====== Data shown
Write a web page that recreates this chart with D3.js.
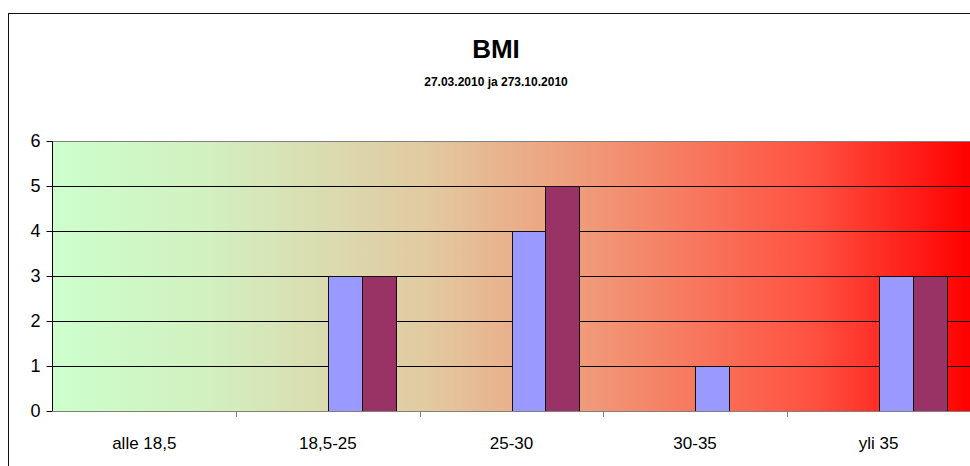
<!DOCTYPE html>
<html><head><meta charset="utf-8">
<script src="https://cdn.jsdelivr.net/npm/d3@7"></script>
<style>
html,body{margin:0;padding:0;background:#fff;}
svg{display:block;font-family:"Liberation Sans",Arial,sans-serif;}
</style></head>
<body><svg id="c" width="970" height="466"></svg>
<script>
const categories = ["alle 18,5","18,5-25","25-30","30-35","yli 35"];
const seriesNames = ["27.03.2010","27.10.2010"];
const series1 = [0,3,4,1,3];
const series2 = [0,3,5,0,3];
const yTicks = [0,1,2,3,4,5,6];
const titleText = "BMI";
const subtitleText = "27.03.2010 ja 273.10.2010";

const svg = d3.select("#c");
const plotL = 52.5, plotR = 970.5, plotT = 141, plotB = 411;

// outer frame
svg.append("rect").attr("x",8.5).attr("y",13.5).attr("width",1000).attr("height",500)
  .attr("fill","none").attr("stroke","#111").attr("stroke-width",1);

const x0 = d3.scaleBand().domain(categories).range([plotL, plotR]).paddingInner(0.26).paddingOuter(0.13);
const x1 = d3.scaleBand().domain([0,1,2,3]).range([0, x0.bandwidth()]);
const y = d3.scaleLinear().domain([0,6]).range([plotB, plotT]);

// gradient
const defs = svg.append("defs");
const g = defs.append("linearGradient").attr("id","bg").attr("x1","0").attr("x2","1").attr("y1","0").attr("y2","0");
[[0,"#ccffcc"],[0.17,"#d2f0c0"],[0.41,"#e2c9a0"],[0.61,"#f29272"],[0.83,"#ff5040"],[1,"#ff0000"]]
  .forEach(s=>g.append("stop").attr("offset",s[0]).attr("stop-color",s[1]));
svg.append("rect").attr("x",plotL).attr("y",plotT).attr("width",plotR-plotL).attr("height",plotB-plotT).attr("fill","url(#bg)");

// gridlines
svg.append("g").selectAll("line").data(yTicks.filter(d=>d>0)).join("line")
  .attr("x1",plotL).attr("x2",plotR)
  .attr("y1",d=>Math.round(y(d))+0.5).attr("y2",d=>Math.round(y(d))+0.5)
  .attr("stroke",d=>d===6?"#808080":"#000").attr("stroke-width",1);

// bars
const colors = ["#9999ff","#993366"];
const data = [series1, series2];
const bars = svg.append("g");
data.forEach((vals, si)=>{
  bars.selectAll(null).data(vals.map((v,i)=>({v, c:categories[i]})).filter(d=>d.v>0)).join("rect")
    .attr("x",d=>Math.round(x0(d.c)+x1(si+2))+0.5)
    .attr("y",d=>Math.round(y(d.v))+0.5)
    .attr("width",Math.round(x1.bandwidth()))
    .attr("height",d=>Math.round(y(0))-Math.round(y(d.v)))
    .attr("fill",colors[si]).attr("stroke","#111").attr("stroke-width",1);
});

// y axis
const ya = svg.append("g").attr("transform",`translate(${plotL},0)`);
ya.append("line").attr("x1",0).attr("x2",0).attr("y1",plotT).attr("y2",plotB+0.5).attr("stroke","#000");
ya.selectAll("line.t").data(yTicks).join("line").attr("class","t")
  .attr("x1",-6).attr("x2",0).attr("y1",d=>Math.round(y(d))+0.5).attr("y2",d=>Math.round(y(d))+0.5).attr("stroke","#000");
ya.selectAll("text").data(yTicks).join("text")
  .attr("x",-12).attr("y",d=>y(d)).attr("dy","0.36em").attr("text-anchor","end")
  .attr("font-size",18).attr("fill","#000").text(d=>d);

// x axis
const xa = svg.append("g");
xa.append("line").attr("x1",plotL).attr("x2",plotR).attr("y1",plotB+0.5).attr("y2",plotB+0.5).attr("stroke","#808080");
const step = x0.step();
xa.selectAll("line.t").data(categories.slice(1)).join("line").attr("class","t")
  .attr("x1",d=>Math.round(x0(d)-x0.paddingInner()*step/2)+0.5)
  .attr("x2",d=>Math.round(x0(d)-x0.paddingInner()*step/2)+0.5)
  .attr("y1",plotB).attr("y2",plotB+6).attr("stroke","#808080");
xa.selectAll("text").data(categories).join("text")
  .attr("x",d=>x0(d)+x0.bandwidth()/2).attr("y",449).attr("text-anchor","middle")
  .attr("font-size",17).attr("fill","#000").text(d=>d);

// titles
svg.append("text").attr("x",496).attr("y",58).attr("text-anchor","middle")
  .attr("font-size",26).attr("font-weight","bold").text(titleText);
svg.append("text").attr("x",496).attr("y",86).attr("text-anchor","middle")
  .attr("font-size",12).attr("font-weight","bold").text(subtitleText);
</script></body></html>
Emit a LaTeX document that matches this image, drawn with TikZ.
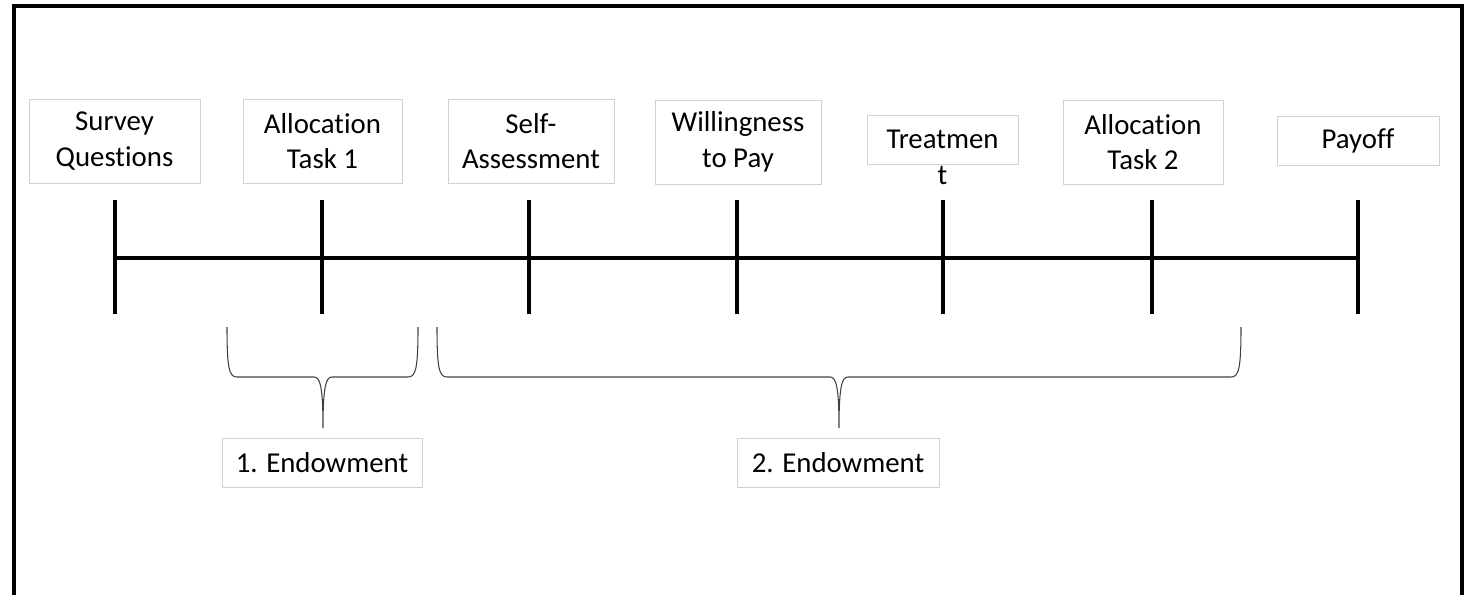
\documentclass[tikz,border=0pt]{standalone}
\usepackage{fontspec}
\setmainfont{Carlito}[RawFeature={-liga;-clig;-calt;-dlig}]
\usepackage{tikz}
\usetikzlibrary{positioning, calc}
\usepackage{xcolor}
\tikzstyle{stage} = [%
  rectangle,
  draw=black!18,
  line width=0.5pt,
  fill=white,
  align=center,
  text centered,
  inner sep=0pt,
  minimum height=1.68cm,
  font=\fontsize{16.4}{20.3}\selectfont
]

\begin{document}
\begin{tikzpicture}[%
  x=0.02cm, y=-0.02cm,
  frame/.style={draw=black, line width=1.9pt},
  axis/.style={draw=black, line width=1.8pt},
  brace/.style={draw=black!75, line width=0.6pt},
  short/.style={minimum height=0.98cm}
]

  \useasboundingbox (0,0) rectangle (1468,595);

  % Frame
  \draw[frame] (14,595) -- (14,6) -- (1462,6) -- (1462,595);

  % Nodes
  \node[stage,minimum width=3.42cm] (S1) at (114.5,141) {Survey\\Questions};
  \node[stage,minimum width=3.18cm] (S2) at (322.5,141) {Allocation\\Task 1};
  \node[stage,minimum width=3.32cm] (S3) at (531,141) {Self-\\Assessment};
  \node[stage,minimum width=3.32cm] (S4) at (738,142) {Willingness\\to Pay};
  \node[stage,short,minimum width=3.02cm,
    label={[anchor=base,label distance=0.4cm,inner sep=0pt,font=\fontsize{16.4}{20.3}\selectfont]below:t}]
    (S5) at (942.5,139.5) {\raisebox{-2pt}{Treatmen}};
  \node[stage,minimum width=3.20cm] (S6) at (1143,142) {Allocation\\Task 2};
  \node[stage,short,minimum width=3.24cm] (S7) at (1358,141) {Payoff};

  \node[stage,short,minimum width=4.00cm] (E1) at (322,462.5) {1. Endowment};
  \node[stage,short,minimum width=4.04cm] (E2) at (838,462.5) {2. Endowment};

  % Timeline
  \foreach \x [count=\i] in {115,322,529,737,943,1152,1358}
    \coordinate (T\i) at (\x,258);
  \draw[axis] (T1) -- (T7);
  \foreach \i in {1,...,7}
    \draw[axis] ($(T\i)+(0,-58)$) -- ($(T\i)+(0,56)$);

  % Braces
  \coordinate (B1) at (323,428);
  \coordinate (B2) at (839,428);
  \draw[brace] (227,327) .. controls (227,368) and (229,377) .. (237,377)
    -- (314,377) .. controls (320,377) and (323,386) .. (B1)
    .. controls (323,386) and (326,377) .. (332,377)
    -- (408,377) .. controls (416,377) and (418,368) .. (418,327);
  \draw[brace] (437,327) .. controls (437,368) and (439,377) .. (447,377)
    -- (830,377) .. controls (836,377) and (839,386) .. (B2)
    .. controls (839,386) and (842,377) .. (848,377)
    -- (1231,377) .. controls (1239,377) and (1241,368) .. (1241,327);

\end{tikzpicture}
\end{document}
============
### [Your instructions]
Read the data above. Pull out each line in which the string "this" appears.

### [Solved exercise]
Write a web page that recreates this chart with D3.js.
Emit a LaTeX document that matches this image, drawn with TikZ.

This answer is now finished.